From Baghdad to Cairo
As Egyptian anti-war protesters marked the anniversary of the invasion of Iraq in Tahrir Square, reports Faiza Rady
, domestic agendas seemed to take centre stage
Sunday 20 March marked the second anniversary of Egypt's first mass demonstration in a great many years.
On this day in 2003, some 20,000 Egyptians gathered in Cairo's Tahrir (Liberation) Square to protest against the US-led war on Iraq, joining millions of other anti-war activists across the world in a global day of protest.
In commemoration of this day, the 20 March Movement for Change (MMC) sponsored a demonstration on Sunday.
The MMC is a broad and motley coalition of opposition forces, which incorporates right- as well as left- leaning tendencies, including leftists, Islamists and Nasserists.
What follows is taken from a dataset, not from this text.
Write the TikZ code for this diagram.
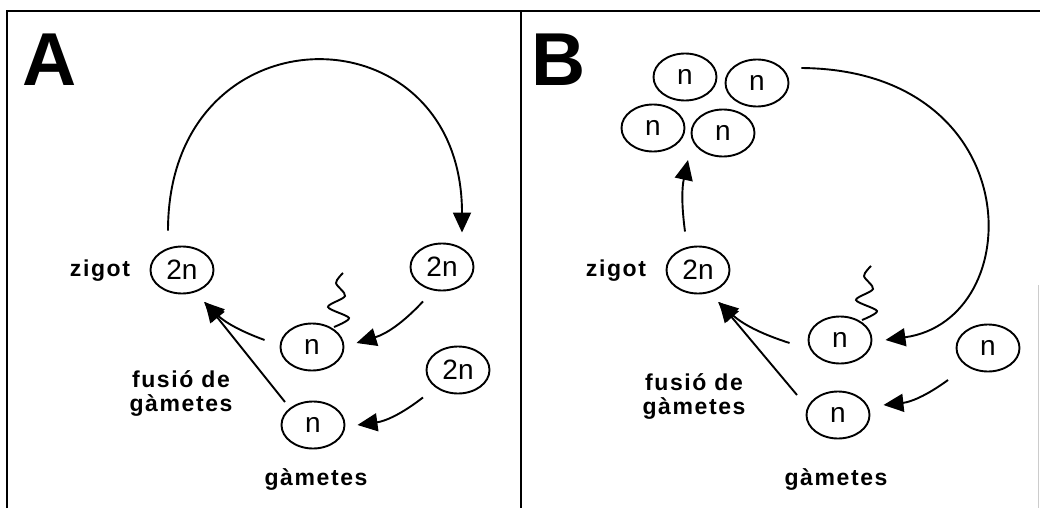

Although protest over the continued US-led occupation of Iraq and the Israeli occupation of Palestine retained their rallying force within the movement, MMC activists broadened their demands this year to include other international and domestic issues.
"We are raising our voices to say no to Mubarak and his regime. We are against tyranny and dependency [on US imperialism], and we reject the regime's corruption and the impoverishment of millions of Egyptians. We demand democracy for the people and by the people," reads the MMC flyer.
The police, as usual, was out in full force as thousands of policemen occupied Tahrir Square since the early hours of Sunday morning. By noon, they had sealed off the square, transforming it into a no-go zone.
Indeed, so extensive was the police presence, and few the numbers of the demonstrators that many passersby were not aware that a demonstration was taking place. "There was a demonstration on Tahrir Square on Sunday, 20 March? What are you talking about? All I saw were heavily-armoured riot police vans, and helmeted shield-carrying policemen. I thought there had been a warning about some terrorist attack," a German resident at the Nile Hilton, overlooking the square, told Al-Ahram Weekly.
Other pedestrians walked around, intrigued perhaps, at the obtrusive police presence, but otherwise oblivious of the demonstrators -- who were carefully shielded from public view by a wall of riot police. "We are here to preserve law and order and protect law-abiding citizens," a police officer told the Weekly.
In a tight zone of the square, by the mogammaa administrative building, two opposing groups of demonstrators were tightly squeezed behind police cordons and separated by several hundreds of baton- wielding policemen -- clearly outnumbering the two sets of demonstrators.
The more visible and hence more vocal group of an estimated 200 protesters turned out to be pro- government counter- demonstrators, sponsored by the ruling National Democratic Party and calling -- like the opposition -- for the withdrawal of United States troops from Iraq and an end to the Israeli occupation of Palestine.
Waving the Egyptian flag amidst posters of the president, this group interspersed anti-US occupation slogans with pro- Mubarak chants. "No to the US and no to Israel, there is no alternative to Hosni Mubarak", they chanted, and "no to American hegemony, reform is a popular will," a disclaimer of any US influence on President Mubarak's recent decision to amend Article 76 of the Constitution and allow for multi-candidate presidential elections.
"The president has worked hard to pressure Israel to negotiate with the Palestinians. He is also establishing political reforms. I fully support him and I'll vote for him," said 30-year- old computer analyst Magdi Gohar, one of the pro-government demonstrators.
Some 500 demonstrators, on the other side of the police fence, disagreed. "I've never voted in my life," said 24-year-old taxi driver Ahmed Gabr, who joined the MMC demonstrators, "but this time I'll vote in the presidential elections come September, if only to register my protest."
"Our message is anti-imperialist and anti-occupation," Salah Adli of MMC told the Weekly. "But beyond this we are also demanding an end to the emergency laws which have choked us for the past 24 years. We want a change of regime and we want to establish a democratic government that will free the Egyptian people from the oppression of poverty and destitution. This is why we are here."